Victoria University College (Myanmar) is a private university college in Myanmar. Being the first private university in the country, Victoria University College comprises four campuses - three in Yangon, one in Mandalay.

History
Nay Win Naing, founded the Victoria University College (Myanmar) in 2012. It started as a college which offered  Edexce Business and Technology Education Council Higher National Diplomas and sixth forms subjects. Later in 2014, VUC became an international teaching center of University of Wolverhampton and offer joint Bachelor's degree.

Courses delivery 
Since 2012, Victoria University College has been delivering the below BTEC HND Courses;

 Business (Management/ Marketing/ HR), 
 Computing (Software/ Network/ IT) and 
 Engineering (Civil Engineering, Mechanical Engineering, Electrical & Electronics Engineering).

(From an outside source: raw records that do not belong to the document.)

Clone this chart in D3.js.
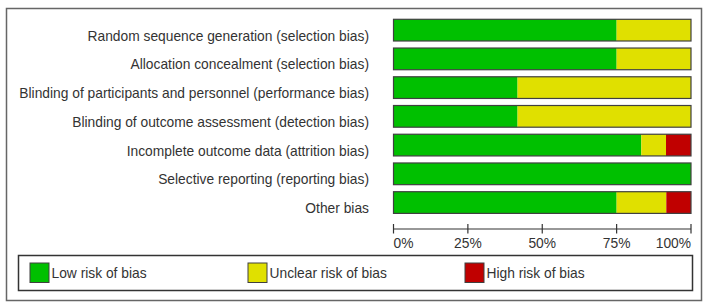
<!DOCTYPE html>
<html>
<head>
<meta charset="utf-8">
<script src="https://cdn.jsdelivr.net/npm/d3@7"></script>
<style>
  body { margin: 0; background: #fff; }
  svg { display: block; font-family: "Liberation Sans", Arial, sans-serif; }
</style>
</head>
<body>
<svg width="708" height="306"></svg>
<script>
// risk of bias domains, percentages of studies
var domains = [
  "Random sequence generation (selection bias)",
  "Allocation concealment (selection bias)",
  "Blinding of participants and personnel (performance bias)",
  "Blinding of outcome assessment (detection bias)",
  "Incomplete outcome data (attrition bias)",
  "Selective reporting (reporting bias)",
  "Other bias"
];
var lowRisk     = [75, 75, 41.7, 41.7, 83.3, 100, 75];
var unclearRisk = [25, 25, 58.3, 58.3, 8.3, 0, 16.7];
var highRisk    = [0, 0, 0, 0, 8.4, 0, 8.3];
var ticks = [0, 25, 50, 75, 100];
var legendLabels = ["Low risk of bias", "Unclear risk of bias", "High risk of bias"];
var colors = ["#00c000", "#e0e000", "#c00000"];

var svg = d3.select("svg");
var sx = 0.92; // text in the original is a bit narrow

var x = d3.scaleLinear().domain([0, 100]).range([393.5, 691]);
var y = d3.scaleBand().domain(domains).range([19.3, 213.4]).paddingInner(0.245).paddingOuter(0);

// outer frame
svg.append("rect")
  .attr("x", 6.5).attr("y", 8.5)
  .attr("width", 695).attr("height", 292)
  .attr("fill", "none").attr("stroke", "#666").attr("stroke-width", 1.5);

var rows = domains.map(function(d, i) {
  return { name: d, parts: [lowRisk[i], unclearRisk[i], highRisk[i]] };
});

// category labels
svg.append("g").selectAll("text")
  .data(rows)
  .join("text")
  .attr("transform", function(d) {
    return "translate(369," + (y(d.name) + y.bandwidth() / 2 + 10.5) + ") scale(" + sx + ",1)";
  })
  .attr("text-anchor", "end")
  .attr("font-size", 15)
  .attr("fill", "#333")
  .text(function(d) { return d.name; });

// stacked bars
var bars = svg.append("g").selectAll("g")
  .data(rows)
  .join("g")
  .attr("transform", function(d) { return "translate(0," + y(d.name) + ")"; });

bars.each(function(d) {
  var g = d3.select(this), acc = 0;
  d.parts.forEach(function(v, k) {
    if (v <= 0) return;
    g.append("rect")
      .attr("x", x(acc))
      .attr("width", x(acc + v) - x(acc))
      .attr("height", y.bandwidth())
      .attr("fill", colors[k]);
    acc += v;
  });
  g.append("rect")
    .attr("x", x(0)).attr("width", x(100) - x(0))
    .attr("height", y.bandwidth())
    .attr("fill", "none").attr("stroke", "#404040").attr("stroke-width", 1.2);
});

// axis
var axis = svg.append("g").attr("transform", "translate(0,229)");
axis.append("line")
  .attr("x1", x(0)).attr("x2", x(100))
  .attr("stroke", "#333").attr("stroke-width", 1.2);
axis.selectAll("line.tick")
  .data(ticks)
  .join("line")
  .attr("class", "tick")
  .attr("x1", x).attr("x2", x)
  .attr("y1", -5).attr("y2", 4.5)
  .attr("stroke", "#333").attr("stroke-width", 1.2);
axis.selectAll("text")
  .data(ticks)
  .join("text")
  .attr("transform", function(d) { return "translate(" + x(d) + ",18.5) scale(" + sx + ",1)"; })
  .attr("font-size", 15)
  .attr("fill", "#333")
  .attr("text-anchor", function(d, i) { return i === 0 ? "start" : (i === ticks.length - 1 ? "end" : "middle"); })
  .text(function(d) { return d + "%"; });

// legend
svg.append("rect")
  .attr("x", 18.5).attr("y", 255.5)
  .attr("width", 674).attr("height", 35)
  .attr("fill", "none").attr("stroke", "#333").attr("stroke-width", 1.5);

var legendX = [30, 248, 465];
var leg = svg.append("g").selectAll("g")
  .data(legendLabels)
  .join("g")
  .attr("transform", function(d, i) { return "translate(" + legendX[i] + ",263)"; });
leg.append("rect")
  .attr("width", 19).attr("height", 19.5)
  .attr("fill", function(d, i) { return colors[i]; })
  .attr("stroke", "#404040").attr("stroke-width", 1);
leg.append("text")
  .attr("transform", "translate(21.5,15) scale(" + sx + ",1)")
  .attr("font-size", 15)
  .attr("fill", "#333")
  .text(function(d) { return d; });
</script>
</body>
</html>
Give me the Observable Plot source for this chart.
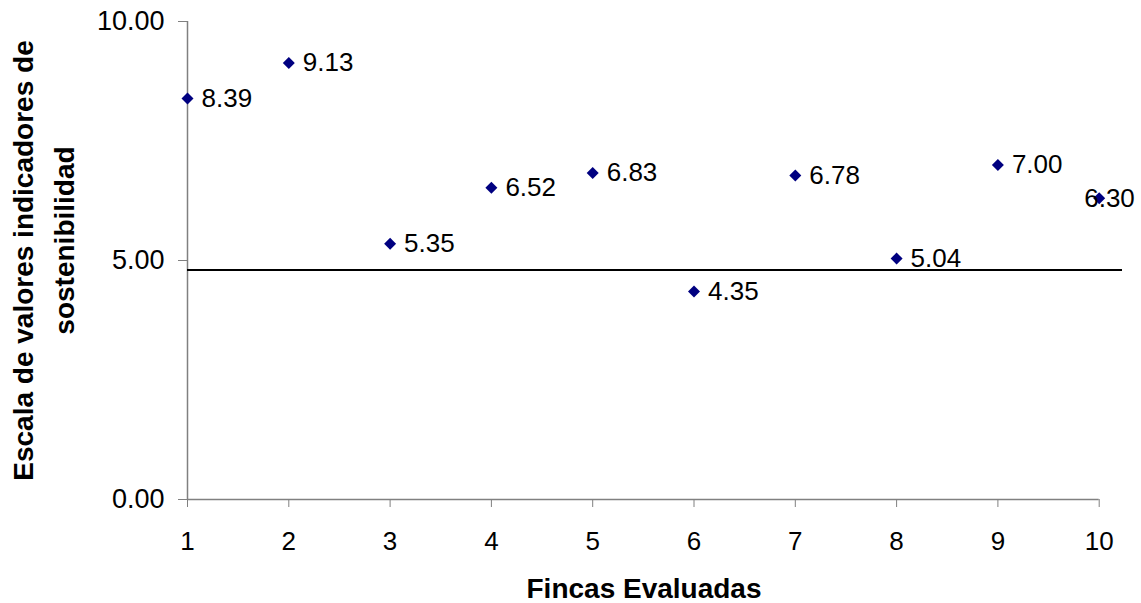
<!DOCTYPE html>
<html>
<head>
<meta charset="utf-8">
<script src="https://cdn.jsdelivr.net/npm/d3@7"></script>
<script src="https://cdn.jsdelivr.net/npm/@observablehq/plot@0.6"></script>
<style>
  html, body { margin: 0; padding: 0; background: #fff; }
  #chart svg { display: block; }
</style>
</head>
<body>
<div id="chart"></div>
<script>
const fincas = [1, 2, 3, 4, 5, 6, 7, 8, 9, 10];
const valores = [8.39, 9.13, 5.35, 6.52, 6.83, 4.35, 6.78, 5.04, 7.00, 6.30];
const umbral = 4.8;
const yTicks = [0, 5, 10];
const xTitle = "Fincas Evaluadas";
const yTitle1 = "Escala de valores indicadores de";
const yTitle2 = "sostenibilidad";

const data = fincas.map((f, i) => ({finca: f, valor: valores[i]}));
const fmt = d3.format(".2f");
const font = "'Liberation Sans', Arial, Helvetica, sans-serif";
const lastFinca = fincas[fincas.length - 1];

const plot = Plot.plot({
  width: 1141,
  height: 603,
  marginLeft: 187,
  marginRight: 19,
  marginTop: 21,
  marginBottom: 104,
  style: {fontFamily: font, background: "white", color: "black"},
  x: {domain: [1, 10.23]},
  y: {domain: [0, 10]},
  marks: [
    Plot.axisY({ticks: yTicks, tickFormat: fmt, tickSize: 9, tickPadding: 14, fontSize: 27, stroke: "#808080", fill: "black", label: null}),
    Plot.axisX({ticks: fincas, tickFormat: d => String(d), tickSize: 8, tickPadding: 24, fontSize: 26, stroke: "#808080", fill: "black", label: null}),
    Plot.ruleX([1], {y1: 0, y2: 10, stroke: "#808080", strokeWidth: 1.5}),
    Plot.ruleY([0], {x1: 1, x2: lastFinca, stroke: "#808080", strokeWidth: 1.5}),
    Plot.ruleY([umbral], {stroke: "black", strokeWidth: 2}),
    Plot.dot(data, {x: "finca", y: "valor", symbol: "diamond2", r: 5.4, fill: "#000080", stroke: "none"}),
    Plot.text(data.filter(d => d.finca !== lastFinca), {x: "finca", y: "valor", text: d => fmt(d.valor), textAnchor: "start", dx: 14, dy: 0, fontSize: 26, fill: "black"}),
    Plot.text(data.filter(d => d.finca === lastFinca), {x: "finca", y: "valor", text: d => fmt(d.valor), textAnchor: "start", dx: -15, dy: 0, fontSize: 26, fill: "black"}),
    Plot.text([xTitle], {frameAnchor: "bottom", text: d => d, textAnchor: "middle", dx: -11, dy: 90, lineAnchor: "middle", fontSize: 28, fontWeight: "bold", fill: "black"}),
    Plot.text([yTitle1], {frameAnchor: "left", text: d => d, textAnchor: "middle", rotate: -90, dx: -163.5, dy: 0, lineAnchor: "middle", fontSize: 28, fontWeight: "bold", fill: "black"}),
    Plot.text([yTitle2], {frameAnchor: "left", text: d => d, textAnchor: "middle", rotate: -90, dx: -122, dy: -20, lineAnchor: "middle", fontSize: 28, fontWeight: "bold", fill: "black"})
  ]
});
document.getElementById("chart").appendChild(plot);
</script>
</body>
</html>
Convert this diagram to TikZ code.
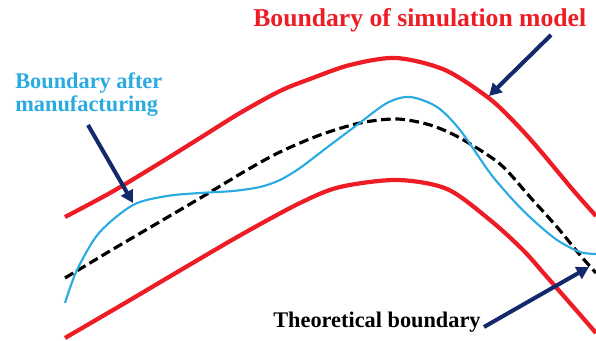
\documentclass[tikz,border=0pt]{standalone}
\usepackage{fontspec}
\setmainfont{Liberation Serif}
\usepackage{xcolor}
\usepackage{tikz}
\usetikzlibrary{arrows.meta, positioning, calc}
\definecolor{simred}{HTML}{EE1C25}
\definecolor{mfgblue}{HTML}{29ABE2}
\definecolor{arrownavy}{HTML}{13296B}

\begin{document}
\begin{tikzpicture}[font=\fontsize{12.7}{13.6}\selectfont\bfseries, >={Triangle[length=7pt,width=7.5pt]},
    simline/.style={line width=2.4pt, simred},
    mfgline/.style={line width=1.2pt, mfgblue},
    theoline/.style={line width=1.8pt, black, dash pattern=on 5.5pt off 2.6pt},
    pointer/.style={->, line width=2.3pt, arrownavy}]
  \useasboundingbox (0,0) rectangle (11.92,6.82);
  % boundaries
  \draw[simline] plot[smooth] coordinates {(1.30,2.48) (2.20,2.96) (3.10,3.50) (4.00,4.06) (4.80,4.56) (5.60,5.00) (6.20,5.24) (7.00,5.52) (7.92,5.66) (8.90,5.42) (9.80,4.84) (10.40,4.26) (10.86,3.74) (11.46,3.02) (11.92,2.50)};
  \draw[simline] plot[smooth] coordinates {(1.30,0.06) (2.50,0.76) (3.65,1.44) (4.85,2.14) (6.00,2.76) (6.80,3.08) (7.94,3.22) (8.94,3.04) (9.80,2.42) (10.46,1.82) (10.94,1.28) (11.45,0.70) (11.92,0.16)};
  \draw[theoline] plot[smooth] coordinates {(1.30,1.26) (2.20,1.80) (3.12,2.34) (4.04,2.88) (4.94,3.42) (5.60,3.78) (6.40,4.12) (7.20,4.36) (7.94,4.44) (8.60,4.32) (9.20,4.06) (10.00,3.54) (10.60,2.88) (11.14,2.28) (11.60,1.72) (11.92,1.36)};
  \draw[mfgline] plot[smooth] coordinates {(1.30,0.76) (1.54,1.42) (1.98,2.16) (2.66,2.72) (3.34,2.90) (4.00,2.96) (4.66,3.00) (5.20,3.08) (5.60,3.22) (6.00,3.46) (6.50,3.84) (7.14,4.32) (7.74,4.76) (8.20,4.88) (8.74,4.68) (9.20,4.22) (9.80,3.36) (10.26,2.82) (10.66,2.42) (11.14,2.02) (11.60,1.78) (11.92,1.74)};
  % labels
  \node[simred, anchor=base west, inner sep=0, font=\fontsize{14.6}{16}\selectfont\bfseries] (simlbl) at (5.06,6.28) {Boundary of simulation model};
  \node[mfgblue, anchor=north west, align=left, inner sep=0] (mfglbl) at (0.30,5.38) {Boundary after\\manufacturing};
  \node[anchor=base west, inner sep=0] (theolbl) at (5.46,0.26) {Theoretical boundary};
  % pointers
  \coordinate (simtail) at (11.02,6.12);
  \coordinate (simtip) at (9.78,4.90);
  \coordinate (mfgtail) at (1.76,4.32);
  \coordinate (mfgtip) at (2.66,2.76);
  \coordinate (theotip) at (11.78,1.48);
  \draw[pointer] (simtail) -- (simtip);
  \draw[pointer] (mfgtail) -- (mfgtip);
  \draw[pointer] ($(theolbl.base east)+(0.06,0.02)$) -- (theotip);
\end{tikzpicture}
\end{document}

The University of Wolverhampton has been in partnership with Victoria University College since May 2014, delivering the following courses;

 BEng (Hons) Electronics and Communications Engineering 
 BEng (Hons) Civil  Engineering 
 BA (Hons) Business Management 
 BEng (Hons) Mechatronics 
 BSc (Hons) Computing and Information Technology 
 MSc Programme and Project Management

Sports team - VUC athletics
Victoria University College has been sponsoring a professional Futsal football team under University's name since 2015. Victoria University College Futsal Club is now competing in National's Myanmar Futsal League.